:: Dataset content ::
------
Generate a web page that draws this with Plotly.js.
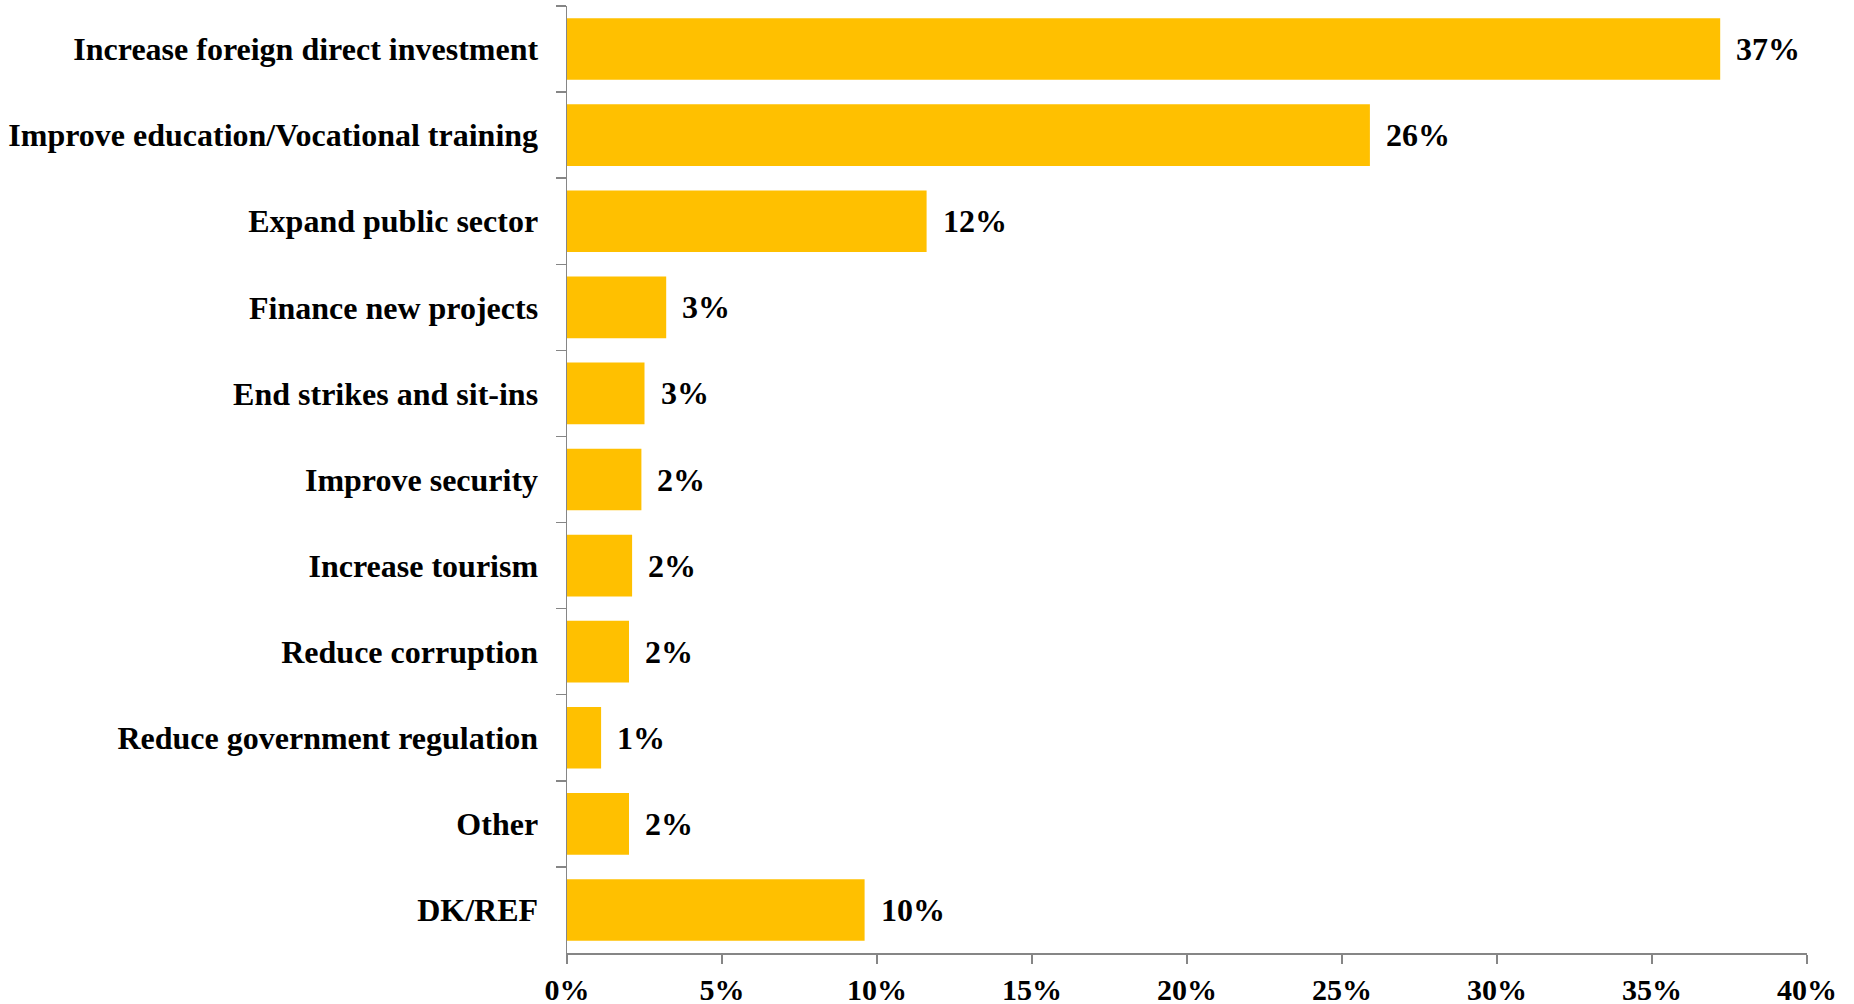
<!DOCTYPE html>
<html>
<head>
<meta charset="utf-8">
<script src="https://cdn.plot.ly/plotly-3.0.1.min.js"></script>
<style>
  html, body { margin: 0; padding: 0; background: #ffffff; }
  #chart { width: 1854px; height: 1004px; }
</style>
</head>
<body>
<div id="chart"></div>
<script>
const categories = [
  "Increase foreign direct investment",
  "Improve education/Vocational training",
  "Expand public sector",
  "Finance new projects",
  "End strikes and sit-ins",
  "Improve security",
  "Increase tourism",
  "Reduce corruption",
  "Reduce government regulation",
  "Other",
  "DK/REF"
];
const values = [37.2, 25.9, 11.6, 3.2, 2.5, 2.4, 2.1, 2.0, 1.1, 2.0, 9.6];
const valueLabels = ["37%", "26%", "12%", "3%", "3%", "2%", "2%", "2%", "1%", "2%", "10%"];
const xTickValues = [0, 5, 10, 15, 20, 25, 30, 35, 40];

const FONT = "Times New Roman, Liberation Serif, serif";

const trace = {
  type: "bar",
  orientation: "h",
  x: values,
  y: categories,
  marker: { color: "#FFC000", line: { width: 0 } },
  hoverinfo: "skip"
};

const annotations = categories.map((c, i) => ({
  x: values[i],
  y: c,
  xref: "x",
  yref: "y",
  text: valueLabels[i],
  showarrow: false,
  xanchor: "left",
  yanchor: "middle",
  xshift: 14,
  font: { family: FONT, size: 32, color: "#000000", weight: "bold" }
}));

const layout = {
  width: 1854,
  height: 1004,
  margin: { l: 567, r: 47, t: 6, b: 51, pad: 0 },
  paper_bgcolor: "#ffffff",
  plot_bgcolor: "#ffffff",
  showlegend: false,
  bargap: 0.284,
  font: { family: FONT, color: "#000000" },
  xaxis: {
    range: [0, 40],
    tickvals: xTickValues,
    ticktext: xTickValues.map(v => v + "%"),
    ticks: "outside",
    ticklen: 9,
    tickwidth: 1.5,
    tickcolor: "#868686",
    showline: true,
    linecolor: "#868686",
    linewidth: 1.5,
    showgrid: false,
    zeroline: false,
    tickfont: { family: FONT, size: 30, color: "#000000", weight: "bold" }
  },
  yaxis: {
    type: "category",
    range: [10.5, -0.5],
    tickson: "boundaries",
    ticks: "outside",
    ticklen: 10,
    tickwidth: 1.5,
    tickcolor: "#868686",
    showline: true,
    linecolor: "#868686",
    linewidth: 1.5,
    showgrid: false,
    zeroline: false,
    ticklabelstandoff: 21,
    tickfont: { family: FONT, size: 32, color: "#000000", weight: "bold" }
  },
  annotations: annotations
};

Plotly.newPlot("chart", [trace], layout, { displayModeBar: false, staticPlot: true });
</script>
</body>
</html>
------
:: Work required ::
Write out the whole listing again, exactly, with no pictures.

:: Correct result ::
Generate a web page that draws this with Plotly.js.
<!DOCTYPE html>
<html>
<head>
<meta charset="utf-8">
<script src="https://cdn.plot.ly/plotly-3.0.1.min.js"></script>
<style>
  html, body { margin: 0; padding: 0; background: #ffffff; }
  #chart { width: 1854px; height: 1004px; }
</style>
</head>
<body>
<div id="chart"></div>
<script>
const categories = [
  "Increase foreign direct investment",
  "Improve education/Vocational training",
  "Expand public sector",
  "Finance new projects",
  "End strikes and sit-ins",
  "Improve security",
  "Increase tourism",
  "Reduce corruption",
  "Reduce government regulation",
  "Other",
  "DK/REF"
];
const values = [37.2, 25.9, 11.6, 3.2, 2.5, 2.4, 2.1, 2.0, 1.1, 2.0, 9.6];
const valueLabels = ["37%", "26%", "12%", "3%", "3%", "2%", "2%", "2%", "1%", "2%", "10%"];
const xTickValues = [0, 5, 10, 15, 20, 25, 30, 35, 40];

const FONT = "Times New Roman, Liberation Serif, serif";

const trace = {
  type: "bar",
  orientation: "h",
  x: values,
  y: categories,
  marker: { color: "#FFC000", line: { width: 0 } },
  hoverinfo: "skip"
};

const annotations = categories.map((c, i) => ({
  x: values[i],
  y: c,
  xref: "x",
  yref: "y",
  text: valueLabels[i],
  showarrow: false,
  xanchor: "left",
  yanchor: "middle",
  xshift: 14,
  font: { family: FONT, size: 32, color: "#000000", weight: "bold" }
}));

const layout = {
  width: 1854,
  height: 1004,
  margin: { l: 567, r: 47, t: 6, b: 51, pad: 0 },
  paper_bgcolor: "#ffffff",
  plot_bgcolor: "#ffffff",
  showlegend: false,
  bargap: 0.284,
  font: { family: FONT, color: "#000000" },
  xaxis: {
    range: [0, 40],
    tickvals: xTickValues,
    ticktext: xTickValues.map(v => v + "%"),
    ticks: "outside",
    ticklen: 9,
    tickwidth: 1.5,
    tickcolor: "#868686",
    showline: true,
    linecolor: "#868686",
    linewidth: 1.5,
    showgrid: false,
    zeroline: false,
    tickfont: { family: FONT, size: 30, color: "#000000", weight: "bold" }
  },
  yaxis: {
    type: "category",
    range: [10.5, -0.5],
    tickson: "boundaries",
    ticks: "outside",
    ticklen: 10,
    tickwidth: 1.5,
    tickcolor: "#868686",
    showline: true,
    linecolor: "#868686",
    linewidth: 1.5,
    showgrid: false,
    zeroline: false,
    ticklabelstandoff: 21,
    tickfont: { family: FONT, size: 32, color: "#000000", weight: "bold" }
  },
  annotations: annotations
};

Plotly.newPlot("chart", [trace], layout, { displayModeBar: false, staticPlot: true });
</script>
</body>
</html>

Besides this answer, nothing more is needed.